Mayadina memperkirakan, lahirnya Undang-Undang Partai Politik yang baru yang meningkatkan batas keuangan sumbangan partai politik dari badan usaha menjadi Rp 7,5 miliar akan menjadi lahan baru penyimpangan. "Sebab, bantuan yang berasal dari anggaran publik pun rendah tingkat akuntabilitasnya," kata dia.
Mayadina juga menyimpulkan pembajakan duit negara melalui pelesiran yang dilakukan para elite politik dan pejabat.

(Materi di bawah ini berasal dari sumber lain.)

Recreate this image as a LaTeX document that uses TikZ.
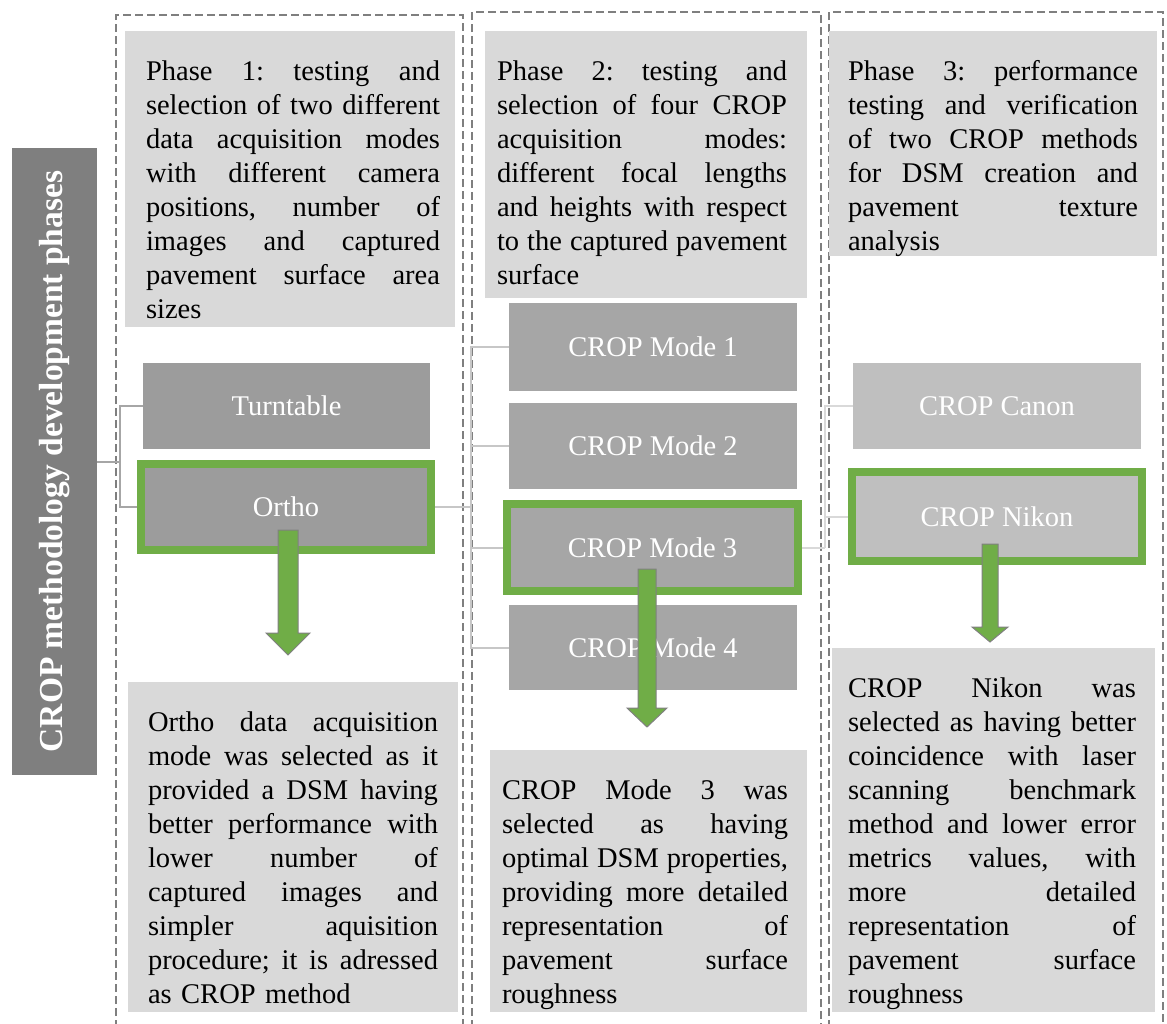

Menurut Mayadina, belanja perjalanan dinas yang dibiayai dengan uang rakyat banyak disalahgunakan oleh elite-elite daerah dengan modus perjalanan fiktif dan tidak adanya pertanggungjawaban yang memadai. "Dana pelesiran menjadi ajang tambahan uang penghasilan baru," katanya.
Ada pula belanja penunjang operasional yang menjadi legalisasi pencurian uang rakyat. Menurut Mayadina, di samping alokasinya yang besar ternyata ditemukan terjadinya penyimpangan sebesar Rp 510 juta dengan indikasi utama bahwa pemberian penunjang kepala daerah dan satuan kerja perangkat dinas tidak sesuai dengan peraturan.
Sementara porsi APBD yang berorientasi untuk menyejahterakan rakyat juga minim. Makin tingginya belanja pegawai dibanding belanja publik menjadi beban APBD sehingga berakibat pada makin berkurangnya belanja untuk rakyat. Proporsi belanja tidak langsung di Jawa Tengah mencapai 63,23 persen dan 31,04 persennya habis untuk gaji dan tunjangan pegawai.